:: GIVEN MATERIAL ::

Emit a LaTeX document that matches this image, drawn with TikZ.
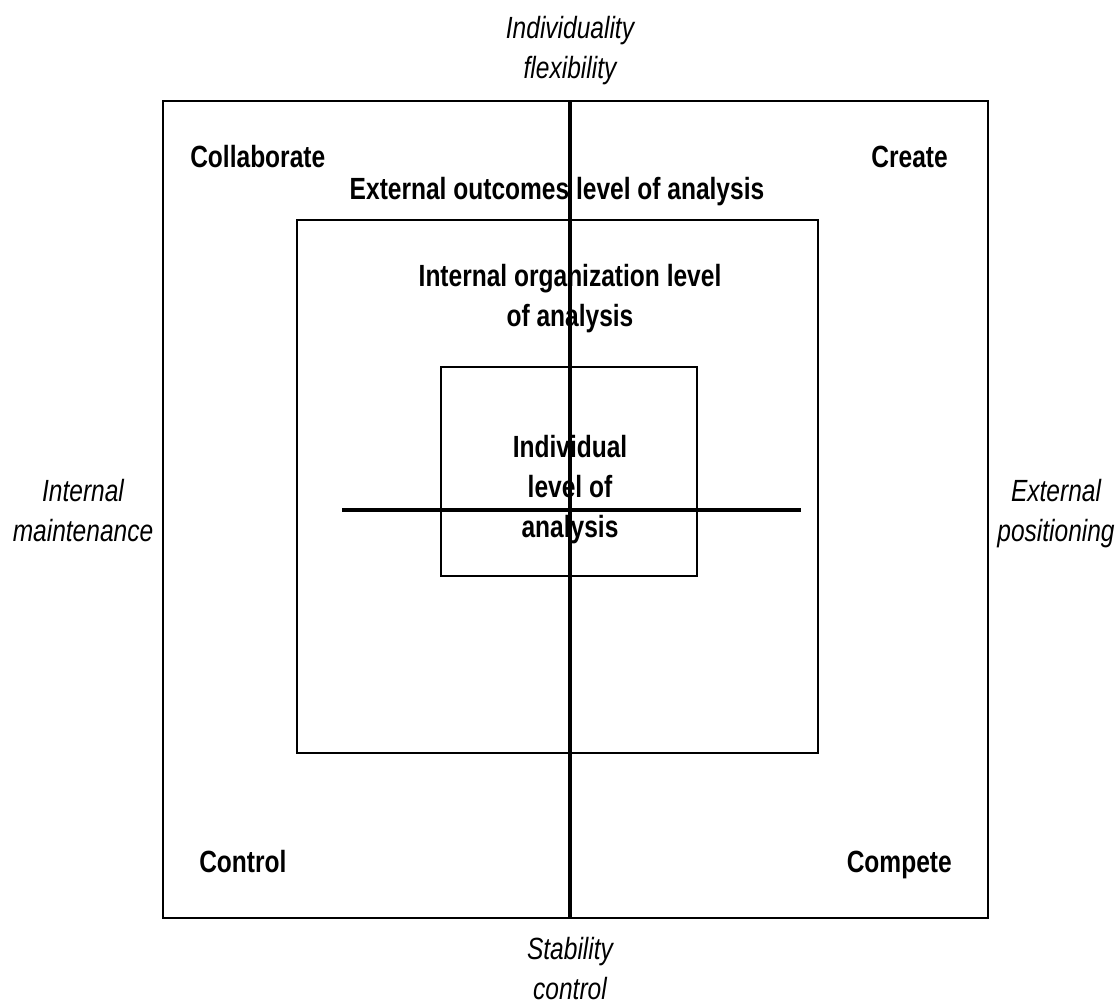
\documentclass[tikz,border=0pt]{standalone}
\usepackage{fontspec}
\setmainfont{Liberation Sans}[FakeStretch=0.8]
\begin{document}
\begin{tikzpicture}[x=0.75pt,y=-0.75pt,
  lbl/.style={inner sep=0pt,anchor=base,font=\fontsize{23}{30}\selectfont},
  quad/.style={lbl,font=\fontsize{23}{30}\selectfont\bfseries},
  axis/.style={lbl,font=\fontsize{23}{30}\selectfont\itshape},
  frame/.style={line width=2pt},
  level/.style={line width=1.6pt},
  vaxis/.style={line width=2.4pt},
  haxis/.style={line width=3pt}]
\renewcommand{\arraystretch}{1}
\setlength{\tabcolsep}{0pt}
\useasboundingbox (0,0) rectangle (1117,1005);

% nested levels of analysis
\draw[frame] (163,101) rectangle (988,918);
\draw[level] (297,220) rectangle (818,753);
\draw[level] (441,367) rectangle (697,576);

% axis labels
\node[axis] (flex) at (570,39) {\begin{tabular}[t]{c}Individuality\\flexibility\end{tabular}};
\node[axis] (stab) at (570,959) {\begin{tabular}[t]{c}Stability\\control\end{tabular}};
\node[axis] (intm) at (83,501) {\begin{tabular}[t]{c}Internal\\maintenance\end{tabular}};
\node[axis] (extp) at (1056,501) {\begin{tabular}[t]{c}External\\positioning\end{tabular}};

% quadrant names
\node[quad,anchor=base west] (collab) at (190,168) {Collaborate};
\node[quad,anchor=base east] (create) at (948,168) {Create};
\node[quad,anchor=base west] (control) at (199,872) {Control};
\node[quad,anchor=base east] (compete) at (952,872) {Compete};

% level titles
\node[quad] (ext) at (557,200) {External outcomes level of analysis};
\node[quad] (org) at (570,287) {\begin{tabular}[t]{c}Internal organization level\\of analysis\end{tabular}};
\node[quad] (ind) at (570,457) {\begin{tabular}[t]{c}Individual\\level of\\analysis\end{tabular}};

% crossing axes
\coordinate (top) at (570,101);
\coordinate (bot) at (570,918);
\coordinate (lft) at (342,510);
\coordinate (rgt) at (801,510);
\draw[vaxis] (top) -- (bot);
\draw[haxis] (lft) -- (rgt);
\end{tikzpicture}
\end{document}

:::

— EXERCISE —
Reproduce the data word for word, excluding its pictures.

— FULL SOLUTION —
Emit a LaTeX document that matches this image, drawn with TikZ.
\documentclass[tikz,border=0pt]{standalone}
\usepackage{fontspec}
\setmainfont{Liberation Sans}[FakeStretch=0.8]
\begin{document}
\begin{tikzpicture}[x=0.75pt,y=-0.75pt,
  lbl/.style={inner sep=0pt,anchor=base,font=\fontsize{23}{30}\selectfont},
  quad/.style={lbl,font=\fontsize{23}{30}\selectfont\bfseries},
  axis/.style={lbl,font=\fontsize{23}{30}\selectfont\itshape},
  frame/.style={line width=2pt},
  level/.style={line width=1.6pt},
  vaxis/.style={line width=2.4pt},
  haxis/.style={line width=3pt}]
\renewcommand{\arraystretch}{1}
\setlength{\tabcolsep}{0pt}
\useasboundingbox (0,0) rectangle (1117,1005);

% nested levels of analysis
\draw[frame] (163,101) rectangle (988,918);
\draw[level] (297,220) rectangle (818,753);
\draw[level] (441,367) rectangle (697,576);

% axis labels
\node[axis] (flex) at (570,39) {\begin{tabular}[t]{c}Individuality\\flexibility\end{tabular}};
\node[axis] (stab) at (570,959) {\begin{tabular}[t]{c}Stability\\control\end{tabular}};
\node[axis] (intm) at (83,501) {\begin{tabular}[t]{c}Internal\\maintenance\end{tabular}};
\node[axis] (extp) at (1056,501) {\begin{tabular}[t]{c}External\\positioning\end{tabular}};

% quadrant names
\node[quad,anchor=base west] (collab) at (190,168) {Collaborate};
\node[quad,anchor=base east] (create) at (948,168) {Create};
\node[quad,anchor=base west] (control) at (199,872) {Control};
\node[quad,anchor=base east] (compete) at (952,872) {Compete};

% level titles
\node[quad] (ext) at (557,200) {External outcomes level of analysis};
\node[quad] (org) at (570,287) {\begin{tabular}[t]{c}Internal organization level\\of analysis\end{tabular}};
\node[quad] (ind) at (570,457) {\begin{tabular}[t]{c}Individual\\level of\\analysis\end{tabular}};

% crossing axes
\coordinate (top) at (570,101);
\coordinate (bot) at (570,918);
\coordinate (lft) at (342,510);
\coordinate (rgt) at (801,510);
\draw[vaxis] (top) -- (bot);
\draw[haxis] (lft) -- (rgt);
\end{tikzpicture}
\end{document}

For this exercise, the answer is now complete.